Nothing about Donegal and all their groundbreaking mystique can be divulged to the enemy, that’s why Kevin Cassidy got chucked off the panel.  Because he clarified what everyone already knew.  And yet McGuinness gets a free pass for choosing to train at a border club, at the closest pitch in Donegal to Derry, at a location with a main road into the city whizzing by for all to see.

And my God, how the cat has got out now.  Imagine if Brian McIver got his hands on this sort of information.  If he knew the big secret, the winning formula, the mad, drastic, call it ludicrous idea of sitting one cone at one end of the pitch, and another cone at the other side and actually getting players to run from one to the other.

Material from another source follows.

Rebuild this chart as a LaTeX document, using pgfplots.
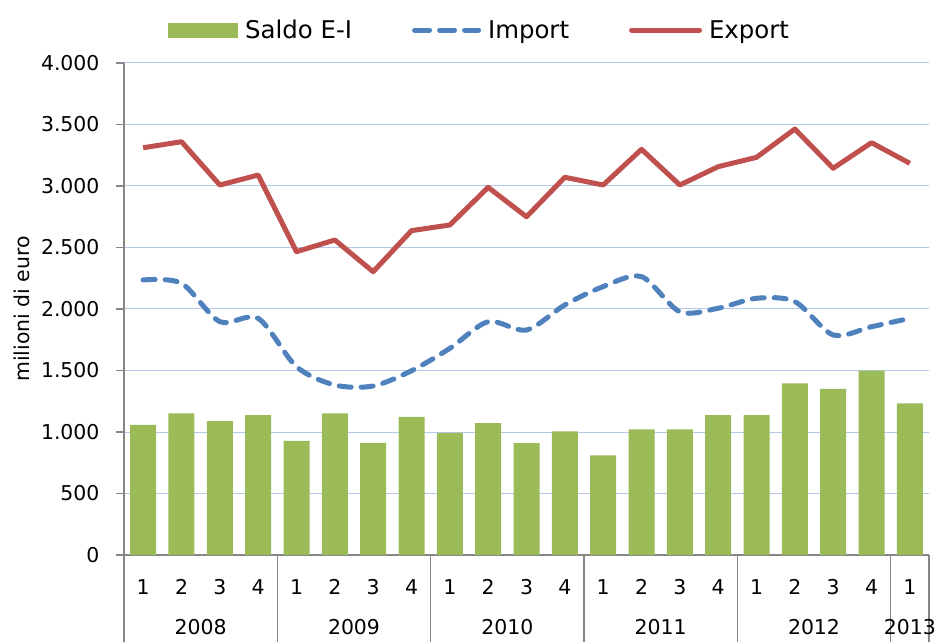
\documentclass[border=0pt]{standalone}
\usepackage{fontspec}
\setmainfont{DejaVu Sans}
\usepackage{pgfplots}
\usepackage{pgfplotstable}
\pgfplotsset{compat=1.18}
\usetikzlibrary{calc}
\definecolor{cbar}{HTML}{9BBB59}
\definecolor{cimp}{HTML}{4F81BD}
\definecolor{cexp}{HTML}{C0504D}
\definecolor{cgrid}{HTML}{B4C8EC}
\definecolor{caxis}{HTML}{868686}

\pgfplotstableread{
x saldo import export
0 1057 2236 3311
1 1152 2209 3360
2 1089 1897 3008
3 1138 1924 3089
4 927 1531 2466
5 1152 1382 2561
6 911 1374 2303
7 1122 1498 2637
8 992 1680 2683
9 1073 1897 2989
10 910 1829 2750
11 1005 2033 3071
12 810 2182 3008
13 1022 2263 3298
14 1022 1978 3008
15 1138 2006 3157
16 1138 2087 3233
17 1396 2060 3463
18 1350 1789 3144
19 1498 1856 3352
20 1233 1924 3184
}\data

\begin{document}
\begin{tikzpicture}
\begin{axis}[
  scale only axis, width=805bp, height=492bp,
  xmin=-0.5, xmax=20.5, ymin=0, ymax=4000,
  axis lines*=left,
  axis line style={caxis, line width=1.2bp},
  ytick={0,500,...,4000},
  xtick={0,...,20},
  xticklabels={1,2,3,4,1,2,3,4,1,2,3,4,1,2,3,4,1,2,3,4,1},
  x tick style={draw=none},
  y tick style={caxis, line width=1.2bp},
  tick align=outside, major tick length=8bp,
  ymajorgrids, grid style={cgrid, line width=1bp},
  /pgf/number format/1000 sep={.},
  /pgf/number format/assume math mode=true,
  tick label style={font=\fontsize{20.5}{24}\selectfont, text=black},
  xticklabel style={anchor=center, yshift=-24bp},
  yticklabel style={xshift=-13bp},
  ylabel={milioni di euro},
  every axis y label/.style={at={(rel axis cs:0,0.5)}, xshift=-102bp, rotate=90, anchor=center, font=\fontsize{20.5}{24}\selectfont},
  clip=false,
  legend style={at={(0.0547,1.067)}, anchor=west, draw=none, fill=none, inner sep=0pt,
    font=\fontsize{24.5}{28}\selectfont,
    /tikz/every odd column/.append style={column sep=5bp},
    /tikz/every even column/.append style={column sep=58bp}},
  legend columns=3,
]
\addplot[ybar, bar width=26bp, fill=cbar, draw=none,
  legend image code/.code={\fill[cbar] (0bp,-7.5bp) rectangle (70bp,7.5bp);}]
  table[x=x,y=saldo] {\data};
\addlegendentry{Saldo E-I}
\addplot[cimp, line width=5bp, line cap=round, dash pattern=on 12bp off 10bp, smooth,
  legend image code/.code={\draw[cimp, line width=5bp, line cap=round, dash pattern=on 15bp off 10bp] (3bp,0bp) -- (67bp,0bp);}]
  table[x=x,y=import] {\data};
\addlegendentry{Import}
\addplot[cexp, line width=5bp, line join=round,
  legend image code/.code={\draw[cexp, line width=5bp, line cap=round] (2bp,0bp) -- (70bp,0bp);}]
  table[x=x,y=export] {\data};
\addlegendentry{Export}
\pgfplotsinvokeforeach{-0.5,3.5,7.5,11.5,15.5,19.5,20.5}{
  \draw[caxis, line width=1.2bp] (axis cs:#1,0) -- ++(0bp,-87bp);
}
\node[font=\fontsize{20.5}{24}\selectfont] at (axis cs:1.5,0) [yshift=-72bp] {2008};
\node[font=\fontsize{20.5}{24}\selectfont] at (axis cs:5.5,0) [yshift=-72bp] {2009};
\node[font=\fontsize{20.5}{24}\selectfont] at (axis cs:9.5,0) [yshift=-72bp] {2010};
\node[font=\fontsize{20.5}{24}\selectfont] at (axis cs:13.5,0) [yshift=-72bp] {2011};
\node[font=\fontsize{20.5}{24}\selectfont] at (axis cs:17.5,0) [yshift=-72bp] {2012};
\node[font=\fontsize{20.5}{24}\selectfont] at (axis cs:20,0) [yshift=-72bp] {2013};
\coordinate (bl) at (rel axis cs:0,0);
\end{axis}
\pgfresetboundingbox
\path[use as bounding box] ($(bl)+(-124bp,-87bp)$) rectangle ($(bl)+(816bp,555bp)$);
\end{tikzpicture}
\end{document}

Imagine the whole of Derry were smacked up the face with the notion that Donegal were doing sprints in training.  But the county wouldn’t even be ready for that.

‘This is private property.’  Where else could Donegal conceal the notion of playing Colm McFadden in the full forward line?

You see, once, at a stage, the idea of catching a glimpse of anything behind closed doors in Donegal would’ve been appealing.  Now, it’s just boring.  Now, it’s just insulting.

They’re clinging to the hope that people actually care.  They’re clinging to the hype that once surrounded them.  But it’s only them creating it and it was and is only that.  It’s hype.

Donegal.

It’s strikes fear into no-one anymore.  It only annoys them.  And McIver will have the backing of the country on Sunday as he plans to strip off whatever’s left of that mask.